* [Task to complete]: Starting with the first line of the listing, quote each line exactly until and including the one with "from bokeh.resources import INLINE", leaving pictures out.

* [Source data]:
+---+
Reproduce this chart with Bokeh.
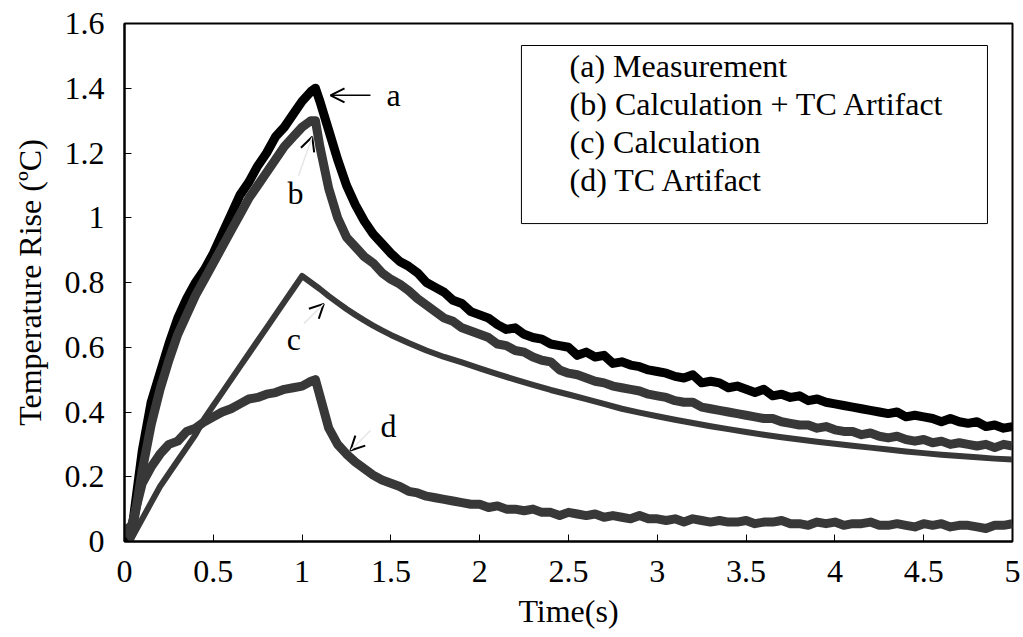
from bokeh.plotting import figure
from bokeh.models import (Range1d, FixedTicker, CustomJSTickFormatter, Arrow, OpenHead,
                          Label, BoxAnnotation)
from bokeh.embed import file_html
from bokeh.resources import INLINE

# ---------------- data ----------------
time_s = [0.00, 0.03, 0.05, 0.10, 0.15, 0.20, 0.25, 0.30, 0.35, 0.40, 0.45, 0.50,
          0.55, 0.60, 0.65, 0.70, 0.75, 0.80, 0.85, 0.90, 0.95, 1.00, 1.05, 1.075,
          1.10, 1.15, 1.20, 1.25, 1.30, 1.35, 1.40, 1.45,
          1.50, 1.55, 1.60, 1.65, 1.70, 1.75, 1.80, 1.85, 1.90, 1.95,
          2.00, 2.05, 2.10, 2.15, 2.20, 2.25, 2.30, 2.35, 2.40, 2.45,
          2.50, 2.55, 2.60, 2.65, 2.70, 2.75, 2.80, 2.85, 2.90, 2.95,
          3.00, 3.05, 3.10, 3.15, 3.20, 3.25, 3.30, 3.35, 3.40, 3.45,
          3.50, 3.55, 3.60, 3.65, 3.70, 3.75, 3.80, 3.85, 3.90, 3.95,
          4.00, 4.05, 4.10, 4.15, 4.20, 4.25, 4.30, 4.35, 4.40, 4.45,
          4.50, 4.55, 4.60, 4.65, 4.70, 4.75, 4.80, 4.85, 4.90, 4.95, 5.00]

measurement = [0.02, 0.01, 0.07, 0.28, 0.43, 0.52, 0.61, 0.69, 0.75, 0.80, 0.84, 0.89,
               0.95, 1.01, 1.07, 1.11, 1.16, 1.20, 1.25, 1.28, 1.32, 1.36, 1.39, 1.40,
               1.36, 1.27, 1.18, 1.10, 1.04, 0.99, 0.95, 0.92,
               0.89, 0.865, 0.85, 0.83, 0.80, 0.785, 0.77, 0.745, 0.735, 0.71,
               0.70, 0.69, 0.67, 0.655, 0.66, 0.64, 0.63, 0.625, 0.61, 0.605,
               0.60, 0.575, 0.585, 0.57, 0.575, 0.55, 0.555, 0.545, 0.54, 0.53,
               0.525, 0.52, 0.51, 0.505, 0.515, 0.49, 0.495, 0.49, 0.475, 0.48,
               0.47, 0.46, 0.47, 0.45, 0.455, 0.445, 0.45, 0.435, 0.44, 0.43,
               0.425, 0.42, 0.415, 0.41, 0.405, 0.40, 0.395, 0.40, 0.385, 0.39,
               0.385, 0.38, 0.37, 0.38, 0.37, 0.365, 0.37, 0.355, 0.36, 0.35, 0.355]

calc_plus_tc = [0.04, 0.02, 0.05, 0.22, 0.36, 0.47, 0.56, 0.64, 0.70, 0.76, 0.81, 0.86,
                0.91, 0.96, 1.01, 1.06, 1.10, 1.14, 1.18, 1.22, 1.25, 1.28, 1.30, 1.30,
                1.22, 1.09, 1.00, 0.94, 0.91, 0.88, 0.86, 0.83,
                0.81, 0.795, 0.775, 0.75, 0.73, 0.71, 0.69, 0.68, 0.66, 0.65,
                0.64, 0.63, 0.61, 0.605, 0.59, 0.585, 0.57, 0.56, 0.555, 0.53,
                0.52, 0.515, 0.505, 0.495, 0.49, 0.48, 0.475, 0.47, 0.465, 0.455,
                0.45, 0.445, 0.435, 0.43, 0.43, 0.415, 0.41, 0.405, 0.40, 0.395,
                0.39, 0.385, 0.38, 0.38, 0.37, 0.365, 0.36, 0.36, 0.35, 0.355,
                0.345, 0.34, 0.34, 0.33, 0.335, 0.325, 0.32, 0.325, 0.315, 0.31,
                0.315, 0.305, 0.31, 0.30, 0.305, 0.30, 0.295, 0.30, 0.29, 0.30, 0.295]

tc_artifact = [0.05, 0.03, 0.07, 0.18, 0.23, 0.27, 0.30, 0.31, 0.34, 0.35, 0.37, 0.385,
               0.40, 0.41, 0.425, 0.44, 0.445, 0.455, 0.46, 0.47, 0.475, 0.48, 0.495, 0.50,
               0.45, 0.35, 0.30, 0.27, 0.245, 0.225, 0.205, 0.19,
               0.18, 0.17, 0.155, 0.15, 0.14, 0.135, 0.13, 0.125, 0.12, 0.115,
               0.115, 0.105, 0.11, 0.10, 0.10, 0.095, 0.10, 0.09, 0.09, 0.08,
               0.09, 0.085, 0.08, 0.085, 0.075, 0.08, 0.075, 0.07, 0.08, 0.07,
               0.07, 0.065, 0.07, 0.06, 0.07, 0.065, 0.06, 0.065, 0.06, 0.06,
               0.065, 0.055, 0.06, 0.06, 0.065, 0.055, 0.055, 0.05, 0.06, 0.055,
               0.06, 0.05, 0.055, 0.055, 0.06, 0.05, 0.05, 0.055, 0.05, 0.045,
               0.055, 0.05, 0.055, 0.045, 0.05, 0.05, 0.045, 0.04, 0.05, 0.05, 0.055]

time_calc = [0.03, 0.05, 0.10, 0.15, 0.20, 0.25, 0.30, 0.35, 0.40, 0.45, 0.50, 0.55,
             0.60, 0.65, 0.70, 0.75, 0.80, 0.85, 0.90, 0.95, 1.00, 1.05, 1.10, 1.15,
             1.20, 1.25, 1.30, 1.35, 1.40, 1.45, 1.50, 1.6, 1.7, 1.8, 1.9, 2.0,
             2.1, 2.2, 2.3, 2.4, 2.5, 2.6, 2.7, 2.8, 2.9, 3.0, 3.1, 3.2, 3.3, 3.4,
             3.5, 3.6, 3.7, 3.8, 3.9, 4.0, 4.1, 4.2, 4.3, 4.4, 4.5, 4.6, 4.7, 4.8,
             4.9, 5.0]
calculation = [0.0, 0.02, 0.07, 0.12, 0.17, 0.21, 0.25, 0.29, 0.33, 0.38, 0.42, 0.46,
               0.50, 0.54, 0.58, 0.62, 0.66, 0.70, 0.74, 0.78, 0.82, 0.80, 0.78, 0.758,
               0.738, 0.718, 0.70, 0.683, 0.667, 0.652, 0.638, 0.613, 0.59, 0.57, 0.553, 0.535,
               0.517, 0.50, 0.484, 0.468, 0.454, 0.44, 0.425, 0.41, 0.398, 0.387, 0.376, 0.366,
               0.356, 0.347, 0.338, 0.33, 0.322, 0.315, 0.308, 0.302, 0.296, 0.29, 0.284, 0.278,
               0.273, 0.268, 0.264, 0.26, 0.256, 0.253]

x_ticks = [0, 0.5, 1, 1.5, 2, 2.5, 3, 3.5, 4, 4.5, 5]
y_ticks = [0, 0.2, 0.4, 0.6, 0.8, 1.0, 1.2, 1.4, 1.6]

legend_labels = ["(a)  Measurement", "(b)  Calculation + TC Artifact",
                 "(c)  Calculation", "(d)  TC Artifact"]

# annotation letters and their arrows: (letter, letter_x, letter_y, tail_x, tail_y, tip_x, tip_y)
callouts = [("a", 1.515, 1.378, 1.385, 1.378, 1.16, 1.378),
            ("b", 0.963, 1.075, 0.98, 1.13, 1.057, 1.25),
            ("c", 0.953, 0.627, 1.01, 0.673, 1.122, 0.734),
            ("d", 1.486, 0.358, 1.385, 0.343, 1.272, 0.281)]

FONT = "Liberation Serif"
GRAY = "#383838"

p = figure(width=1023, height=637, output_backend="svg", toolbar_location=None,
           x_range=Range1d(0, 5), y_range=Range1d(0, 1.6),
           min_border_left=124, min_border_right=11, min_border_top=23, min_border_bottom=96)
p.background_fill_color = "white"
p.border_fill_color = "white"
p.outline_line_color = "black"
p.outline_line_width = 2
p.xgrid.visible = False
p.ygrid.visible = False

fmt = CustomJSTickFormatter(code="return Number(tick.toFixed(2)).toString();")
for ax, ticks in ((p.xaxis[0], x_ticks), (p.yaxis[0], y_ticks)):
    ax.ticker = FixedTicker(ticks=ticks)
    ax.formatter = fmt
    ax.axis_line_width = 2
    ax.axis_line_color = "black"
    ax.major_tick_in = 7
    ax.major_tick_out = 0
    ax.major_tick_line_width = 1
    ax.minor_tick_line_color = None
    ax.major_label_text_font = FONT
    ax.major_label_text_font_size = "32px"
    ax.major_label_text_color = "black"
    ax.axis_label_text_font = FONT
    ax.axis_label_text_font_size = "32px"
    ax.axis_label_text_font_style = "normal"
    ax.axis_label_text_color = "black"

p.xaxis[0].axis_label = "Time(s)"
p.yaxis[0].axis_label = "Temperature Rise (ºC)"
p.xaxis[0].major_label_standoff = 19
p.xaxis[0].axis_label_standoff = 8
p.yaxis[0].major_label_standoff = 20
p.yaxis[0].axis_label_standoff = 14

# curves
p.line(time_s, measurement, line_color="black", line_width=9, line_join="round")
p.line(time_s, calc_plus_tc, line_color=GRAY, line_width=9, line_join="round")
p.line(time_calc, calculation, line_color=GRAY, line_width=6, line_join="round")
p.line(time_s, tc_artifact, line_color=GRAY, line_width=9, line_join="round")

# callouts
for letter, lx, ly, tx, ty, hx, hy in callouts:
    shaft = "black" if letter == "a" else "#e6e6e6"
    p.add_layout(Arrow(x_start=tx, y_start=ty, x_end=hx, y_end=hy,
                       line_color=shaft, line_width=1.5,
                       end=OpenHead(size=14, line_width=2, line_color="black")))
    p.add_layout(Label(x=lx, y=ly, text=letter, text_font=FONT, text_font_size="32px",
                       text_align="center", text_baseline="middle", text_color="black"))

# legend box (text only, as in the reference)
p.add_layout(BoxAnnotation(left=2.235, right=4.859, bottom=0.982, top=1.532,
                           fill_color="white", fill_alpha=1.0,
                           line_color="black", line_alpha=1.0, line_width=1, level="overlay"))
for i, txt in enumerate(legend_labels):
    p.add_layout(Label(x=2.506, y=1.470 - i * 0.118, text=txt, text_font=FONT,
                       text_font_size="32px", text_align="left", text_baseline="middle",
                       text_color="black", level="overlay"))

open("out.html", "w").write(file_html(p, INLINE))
+---+
* [Answer to this task]:
Reproduce this chart with Bokeh.
from bokeh.plotting import figure
from bokeh.models import (Range1d, FixedTicker, CustomJSTickFormatter, Arrow, OpenHead,
                          Label, BoxAnnotation)
from bokeh.embed import file_html
from bokeh.resources import INLINE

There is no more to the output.